### MATERIAL PROVIDED
——————————
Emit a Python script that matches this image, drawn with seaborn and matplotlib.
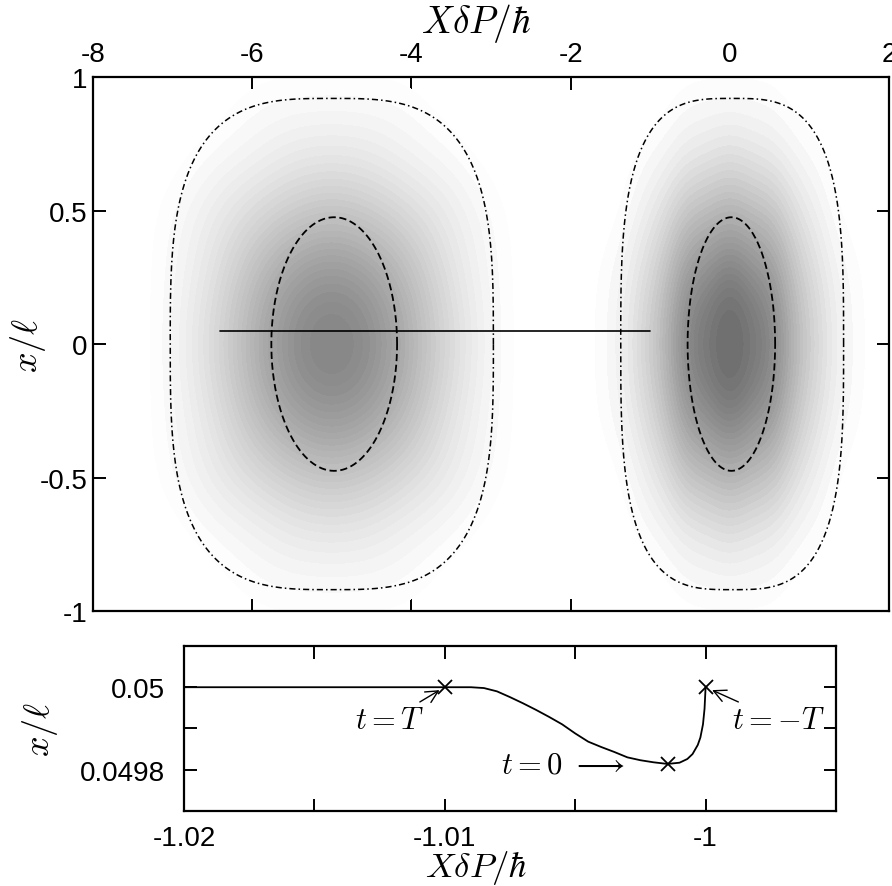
import numpy as np
import pandas as pd
import matplotlib
matplotlib.use("Agg")
import matplotlib.pyplot as plt
from matplotlib.colors import LinearSegmentedColormap
from matplotlib.ticker import MultipleLocator, FuncFormatter
import seaborn as sns

# --- point clouds: relative dot density per cell ---
left_x = [-7.5, -7.0, -6.5, -6.0, -5.5, -5.0, -4.5, -4.0, -3.5, -3.0, -2.5]
right_x = [-1.5, -1.0, -0.5, 0.0, 0.5, 1.0, 1.5]
cloud_y = [0.9, 0.7, 0.5, 0.3, 0.1, -0.1, -0.3, -0.5, -0.7, -0.9]
left_counts = [
    [0, 0, 0, 1, 1, 1, 1, 1, 0, 0, 0],
    [0, 0, 1, 1, 2, 2, 2, 1, 1, 0, 0],
    [0, 1, 2, 3, 4, 5, 4, 3, 2, 1, 0],
    [0, 1, 2, 5, 7, 8, 7, 5, 2, 1, 0],
    [0, 1, 3, 6, 9, 10, 9, 6, 3, 1, 0],
    [0, 1, 3, 6, 9, 10, 9, 6, 3, 1, 0],
    [0, 1, 2, 5, 7, 8, 7, 5, 2, 1, 0],
    [0, 1, 2, 3, 4, 5, 4, 3, 2, 1, 0],
    [0, 0, 1, 1, 2, 2, 2, 1, 1, 0, 0],
    [0, 0, 0, 1, 1, 1, 1, 1, 0, 0, 0],
]
right_counts = [
    [0, 0, 1, 1, 1, 0, 0],
    [0, 1, 2, 3, 2, 1, 0],
    [0, 2, 5, 6, 5, 2, 0],
    [1, 3, 8, 10, 8, 3, 1],
    [1, 4, 10, 12, 10, 4, 1],
    [1, 4, 10, 12, 10, 4, 1],
    [1, 3, 8, 10, 8, 3, 1],
    [0, 2, 5, 6, 5, 2, 0],
    [0, 1, 2, 3, 2, 1, 0],
    [0, 0, 1, 1, 1, 0, 0],
]

# contours: centre x, centre y, half width, half height, exponent
inner_left = (-4.97, 0.0, 0.79, 0.475, 2.0)
inner_right = (0.02, 0.0, 0.55, 0.475, 2.0)
outer_left = (-5.0, 0.0, 2.03, 0.92, 3.2)
outer_right = (0.03, 0.0, 1.40, 0.92, 3.2)

# straight trajectory in the upper panel
traj_x = [-6.4, -1.0]
traj_y = [0.05, 0.05]

# zoomed trajectory (lower panel)
curve_x = [-1.02, -1.0090, -1.0085, -1.0080, -1.0075, -1.0070, -1.0065,
           -1.0060, -1.0055, -1.0050, -1.0045, -1.0040, -1.0035, -1.0030,
           -1.0025, -1.0020, -1.00146, -1.0010, -1.0007, -1.0005, -1.0003,
           -1.0002, -1.0001, -1.00004, -1.0]
curve_y = [0.05, 0.05, 0.049998, 0.049990, 0.049976, 0.049961, 0.049945,
           0.049928, 0.049910, 0.049888, 0.049868, 0.049855, 0.049843, 0.049830,
           0.049823, 0.049818, 0.049814, 0.049817, 0.049826, 0.049838, 0.049860,
           0.049878, 0.049910, 0.049948, 0.05]
mark_x = [-1.01, -1.00146, -1.0]
mark_y = [0.05, 0.049814, 0.05]


def to_frame(xs, ys, counts):
    rows = []
    for i, yv in enumerate(ys):
        for j, xv in enumerate(xs):
            if counts[i][j] > 0:
                rows.append((xv, yv, counts[i][j]))
    return pd.DataFrame(rows, columns=["x", "y", "w"])


def superellipse(cx, cy, a, b, n):
    t = np.linspace(0, 2 * np.pi, 400)
    c, s = np.cos(t), np.sin(t)
    x = cx + a * np.sign(c) * np.abs(c) ** (2 / n)
    y = cy + b * np.sign(s) * np.abs(s) ** (2 / n)
    return x, y


sns.set_style("white")
plt.rcParams["font.family"] = ["Liberation Sans", "DejaVu Sans"]
plt.rcParams["mathtext.fontset"] = "cm"
plt.rcParams["axes.unicode_minus"] = False
plt.rcParams["axes.linewidth"] = 1.6
for key in ("text.color", "axes.labelcolor", "axes.edgecolor",
            "xtick.color", "ytick.color"):
    plt.rcParams[key] = "black"

fig = plt.figure(figsize=(8.92, 8.87), dpi=100)
ax1 = fig.add_axes([0.1043, 0.310, 0.8923, 0.602])
ax2 = fig.add_axes([0.2063, 0.0846, 0.7309, 0.186])

fmt = FuncFormatter(lambda v, p: "%g" % round(v, 6))

# ---------------- upper panel ----------------
cm_left = LinearSegmentedColormap.from_list("l", ["#ffffff", "#868686"])
cm_right = LinearSegmentedColormap.from_list("r", ["#ffffff", "#6e6e6e"])
sns.kdeplot(data=to_frame(left_x, cloud_y, left_counts), x="x", y="y", weights="w",
            fill=True, levels=30, thresh=0.04, cmap=cm_left, bw_adjust=0.75,
            gridsize=200, ax=ax1, zorder=1)
sns.kdeplot(data=to_frame(right_x, cloud_y, right_counts), x="x", y="y", weights="w",
            fill=True, levels=30, thresh=0.04, cmap=cm_right, bw_adjust=0.75,
            gridsize=200, ax=ax1, zorder=1)

for c in (inner_left, inner_right):
    ex, ey = superellipse(*c)
    ax1.plot(ex, ey, color="k", lw=1.3, dashes=(4, 2), zorder=3)
for c in (outer_left, outer_right):
    ex, ey = superellipse(*c)
    ax1.plot(ex, ey, color="k", lw=1.1, dashes=(4, 2, 1, 2), zorder=3)

sns.lineplot(x=traj_x, y=traj_y, color="k", lw=1.2, ax=ax1, zorder=4)

ax1.set_xlim(-8, 2)
ax1.set_ylim(-1, 1)
ax1.xaxis.set_major_locator(MultipleLocator(2))
ax1.yaxis.set_major_locator(MultipleLocator(0.5))
ax1.xaxis.set_major_formatter(fmt)
ax1.yaxis.set_major_formatter(fmt)
ax1.tick_params(direction="in", length=9, width=1.4, top=True, bottom=True,
                left=True, right=True, labeltop=True, labelbottom=False,
                labelsize=20)
ax1.tick_params(axis="x", pad=7)
ax1.tick_params(axis="y", pad=4)
ax1.xaxis.set_label_position("top")
ax1.set_xlabel(r"$X\delta P/\hbar$", fontsize=27)
ax1.xaxis.set_label_coords(0.481, 1.085)
ax1.set_ylabel(r"$x/\ell$", fontsize=26)
ax1.yaxis.set_label_coords(-0.057, 0.5)

# ---------------- lower panel ----------------
sns.lineplot(x=curve_x, y=curve_y, color="k", lw=1.3, sort=False, ax=ax2)
ax2.plot(mark_x, mark_y, ls="none", marker="x", ms=10, mew=1.3, color="k")

ax2.annotate(r"$t=T$", xy=(-1.0102, 0.049993), xytext=(-1.0108, 0.049920),
             fontsize=22, ha="right", va="center",
             arrowprops=dict(arrowstyle="->", lw=1.0, color="k",
                             shrinkA=0, shrinkB=0))
ax2.annotate(r"$t=-T$", xy=(-0.99975, 0.049993), xytext=(-0.99897, 0.049920),
             fontsize=22, ha="left", va="center",
             arrowprops=dict(arrowstyle="->", lw=1.0, color="k",
                             shrinkA=0, shrinkB=0))
ax2.text(-1.0031, 0.049812, r"$t=0\ \longrightarrow$", fontsize=22,
         ha="right", va="center")

ax2.set_xlim(-1.02, -0.995)
ax2.set_ylim(0.0497, 0.0501)
ax2.xaxis.set_major_locator(MultipleLocator(0.005))
ax2.yaxis.set_major_locator(MultipleLocator(0.0001))
ax2.xaxis.set_major_formatter(FuncFormatter(
    lambda v, p: "%g" % round(v, 3) if abs(v * 100 - round(v * 100)) < 1e-6 else ""))
ax2.yaxis.set_major_formatter(FuncFormatter(
    lambda v, p: "%g" % round(v, 5) if abs(v * 5000 - round(v * 5000)) < 1e-6 else ""))
ax2.tick_params(direction="in", length=9, width=1.4, top=True, bottom=True,
                left=True, right=True, labelsize=20)
ax2.tick_params(axis="x", pad=10)
ax2.tick_params(axis="y", pad=14)
ax2.set_xlabel(r"$X\delta P/\hbar$", fontsize=25)
ax2.xaxis.set_label_coords(0.448, -0.225)
ax2.set_ylabel(r"$x/\ell$", fontsize=26)
ax2.yaxis.set_label_coords(-0.19, 0.5)

fig.savefig("out.png", dpi=100)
——————————
### TASK DIRECTIONS
Please repeat exactly the data above from its first line to the line that contains "import seaborn as sns", inclusive, and leave every picture out.

### THE COMPLETED TASK
Emit a Python script that matches this image, drawn with seaborn and matplotlib.
import numpy as np
import pandas as pd
import matplotlib
matplotlib.use("Agg")
import matplotlib.pyplot as plt
from matplotlib.colors import LinearSegmentedColormap
from matplotlib.ticker import MultipleLocator, FuncFormatter
import seaborn as sns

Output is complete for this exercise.